Add nvidia.com/gpu toleration to Ray Serve GPU workloads by tylerpotts · Pull Request #18 · nebari-dev/rayserve-pack

tylerpotts · 2026-06-15T18:53:51Z

Summary

nebari-infrastructure-core auto-taints AWS GPU node groups with nvidia.com/gpu=true:NoSchedule (nebari-dev/nebari-infrastructure-core#370), and EKS has no admission controller to inject a matching toleration. Without one, GPU-requesting Ray Serve head/worker pods stop scheduling onto GPU nodes once the taint lands.

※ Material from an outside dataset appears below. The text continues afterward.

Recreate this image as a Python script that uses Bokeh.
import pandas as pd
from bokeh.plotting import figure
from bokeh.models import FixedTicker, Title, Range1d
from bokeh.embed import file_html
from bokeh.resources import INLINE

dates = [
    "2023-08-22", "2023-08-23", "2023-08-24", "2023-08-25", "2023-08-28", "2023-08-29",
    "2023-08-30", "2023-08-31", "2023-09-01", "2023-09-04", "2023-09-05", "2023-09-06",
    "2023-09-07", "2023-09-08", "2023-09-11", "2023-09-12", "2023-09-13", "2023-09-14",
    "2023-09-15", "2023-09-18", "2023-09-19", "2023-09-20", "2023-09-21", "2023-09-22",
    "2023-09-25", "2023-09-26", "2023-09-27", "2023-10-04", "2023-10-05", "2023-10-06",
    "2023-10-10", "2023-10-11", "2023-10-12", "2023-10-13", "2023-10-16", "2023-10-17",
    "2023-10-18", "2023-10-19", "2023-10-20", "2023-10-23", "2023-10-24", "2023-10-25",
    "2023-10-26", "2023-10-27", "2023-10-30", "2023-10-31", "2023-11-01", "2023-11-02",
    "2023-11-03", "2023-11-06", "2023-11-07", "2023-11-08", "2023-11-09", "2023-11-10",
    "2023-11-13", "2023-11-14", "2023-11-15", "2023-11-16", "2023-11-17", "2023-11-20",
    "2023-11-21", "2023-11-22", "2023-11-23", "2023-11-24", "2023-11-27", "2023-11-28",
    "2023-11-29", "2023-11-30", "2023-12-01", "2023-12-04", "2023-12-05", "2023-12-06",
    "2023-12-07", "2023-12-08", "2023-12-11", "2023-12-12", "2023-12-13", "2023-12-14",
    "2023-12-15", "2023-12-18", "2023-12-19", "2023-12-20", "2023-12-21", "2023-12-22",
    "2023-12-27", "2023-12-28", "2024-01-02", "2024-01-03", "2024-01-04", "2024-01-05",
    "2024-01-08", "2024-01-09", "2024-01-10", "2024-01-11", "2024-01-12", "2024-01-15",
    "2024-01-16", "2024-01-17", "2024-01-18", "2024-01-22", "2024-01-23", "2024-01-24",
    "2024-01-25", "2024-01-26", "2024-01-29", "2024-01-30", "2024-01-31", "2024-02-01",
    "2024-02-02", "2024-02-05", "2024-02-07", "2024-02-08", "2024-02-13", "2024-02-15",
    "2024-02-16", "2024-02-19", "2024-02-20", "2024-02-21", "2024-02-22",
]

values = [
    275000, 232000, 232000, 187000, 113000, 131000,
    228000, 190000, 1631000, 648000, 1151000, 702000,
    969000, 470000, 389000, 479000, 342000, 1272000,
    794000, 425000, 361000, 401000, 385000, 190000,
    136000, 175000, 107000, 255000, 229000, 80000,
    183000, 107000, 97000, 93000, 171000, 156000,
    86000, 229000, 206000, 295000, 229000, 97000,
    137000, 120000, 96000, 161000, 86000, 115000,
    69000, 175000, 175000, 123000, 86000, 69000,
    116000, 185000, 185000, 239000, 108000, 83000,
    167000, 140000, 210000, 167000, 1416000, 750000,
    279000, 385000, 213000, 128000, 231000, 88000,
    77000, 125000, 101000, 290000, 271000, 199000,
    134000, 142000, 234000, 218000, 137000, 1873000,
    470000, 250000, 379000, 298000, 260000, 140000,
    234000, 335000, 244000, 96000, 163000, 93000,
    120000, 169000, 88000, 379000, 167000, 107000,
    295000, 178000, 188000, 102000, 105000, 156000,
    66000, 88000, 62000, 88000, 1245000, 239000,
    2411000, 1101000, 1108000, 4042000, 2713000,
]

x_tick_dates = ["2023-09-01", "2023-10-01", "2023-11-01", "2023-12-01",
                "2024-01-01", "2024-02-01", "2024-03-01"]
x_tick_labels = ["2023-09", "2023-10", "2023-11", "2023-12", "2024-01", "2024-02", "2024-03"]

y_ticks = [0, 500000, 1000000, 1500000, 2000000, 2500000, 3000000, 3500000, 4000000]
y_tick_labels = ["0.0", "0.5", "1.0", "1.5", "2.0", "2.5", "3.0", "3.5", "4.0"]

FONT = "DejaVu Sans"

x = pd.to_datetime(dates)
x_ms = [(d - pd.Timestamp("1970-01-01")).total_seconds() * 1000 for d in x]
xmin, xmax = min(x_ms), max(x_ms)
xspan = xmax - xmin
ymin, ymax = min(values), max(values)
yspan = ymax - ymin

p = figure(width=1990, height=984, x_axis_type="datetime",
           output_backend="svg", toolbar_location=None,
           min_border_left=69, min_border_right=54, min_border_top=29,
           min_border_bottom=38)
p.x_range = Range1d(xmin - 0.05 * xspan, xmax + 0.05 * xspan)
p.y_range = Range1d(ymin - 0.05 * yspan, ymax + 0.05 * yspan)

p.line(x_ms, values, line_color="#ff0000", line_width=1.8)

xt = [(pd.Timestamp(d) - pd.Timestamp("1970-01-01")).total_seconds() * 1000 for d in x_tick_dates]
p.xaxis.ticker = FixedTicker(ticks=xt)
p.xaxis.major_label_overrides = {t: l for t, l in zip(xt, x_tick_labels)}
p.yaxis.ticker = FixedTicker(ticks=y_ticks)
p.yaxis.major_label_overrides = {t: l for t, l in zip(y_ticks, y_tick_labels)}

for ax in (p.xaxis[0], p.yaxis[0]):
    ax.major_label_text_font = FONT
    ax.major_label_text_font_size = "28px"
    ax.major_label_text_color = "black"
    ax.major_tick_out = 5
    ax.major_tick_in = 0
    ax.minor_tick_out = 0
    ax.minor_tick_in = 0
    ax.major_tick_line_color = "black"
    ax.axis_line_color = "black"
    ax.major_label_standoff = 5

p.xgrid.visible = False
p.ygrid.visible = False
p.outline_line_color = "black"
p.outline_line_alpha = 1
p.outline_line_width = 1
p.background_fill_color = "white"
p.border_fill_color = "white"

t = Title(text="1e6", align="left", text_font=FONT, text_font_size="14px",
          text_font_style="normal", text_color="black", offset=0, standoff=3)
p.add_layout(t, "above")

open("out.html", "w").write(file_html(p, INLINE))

This injects the toleration onto a Ray group's pod template when its resources request nvidia.com/gpu:

tolerations:
- key: "nvidia.com/gpu"
  operator: "Exists"
  effect: "NoSchedule"

operator: Exists matches any taint value, so it works with NIC's value: "true" and any other.

Changes

chart/templates/_helpers.tpl — new nebari-rayserve.tolerations helper. Given a group config (.Values.head/.Values.worker), it appends the nvidia.com/gpu toleration when resources.limits/resources.requests contains nvidia.com/gpu, plus any explicit tolerations from the group config. Renders nothing otherwise.
chart/templates/rayservice.yaml — wired the helper into the head and worker pod templates (only emits a tolerations: block when non-empty).
chart/values.yaml — added documented tolerations: [] to head and worker.

Acceptance criteria

A worker group that requests a GPU gets the toleration (verified via helm template).
Ray pods that do not request a GPU render no tolerations and are unchanged.

Testing

helm lint passes. helm template checked across three cases (output parsed with PyYAML to confirm valid YAML):

Case	Head	Worker
Default (no GPU)	none	none
Worker requests GPU	none	`nvidia.com/gpu`
Head GPU + explicit worker toleration	`nvidia.com/gpu`	explicit + `nvidia.com/gpu`

The acceptance criterion that a GPU pod actually schedules onto a tainted node and serves can't be exercised by the GPU-less CI kind cluster. It can be validated on kind without real GPU hardware by tainting a node nvidia.com/gpu=true:NoSchedule and advertising fake nvidia.com/gpu capacity on it, or end-to-end on real GPU infra — worth confirming before the NIC taint rolls out.

Closes #14

nebari-infrastructure-core auto-taints AWS GPU node groups with nvidia.com/gpu=true:NoSchedule, and EKS has no admission controller to inject a matching toleration. Without one, GPU-requesting Ray Serve head/worker pods stop scheduling onto GPU nodes once the taint lands. Inject the nvidia.com/gpu toleration (operator: Exists, so it matches any taint value) on a Ray group's pod template when its resources request nvidia.com/gpu, via a new nebari-rayserve.tolerations helper. Pods that don't request a GPU render no tolerations and are unchanged. Explicit head.tolerations / worker.tolerations are appended. Closes #14

marcelovilla

LGTM @tylerpotts 🚀 !

Tested this on a live EKS cluster deployed via nebari-dev/nebari-infrastructure-core#370.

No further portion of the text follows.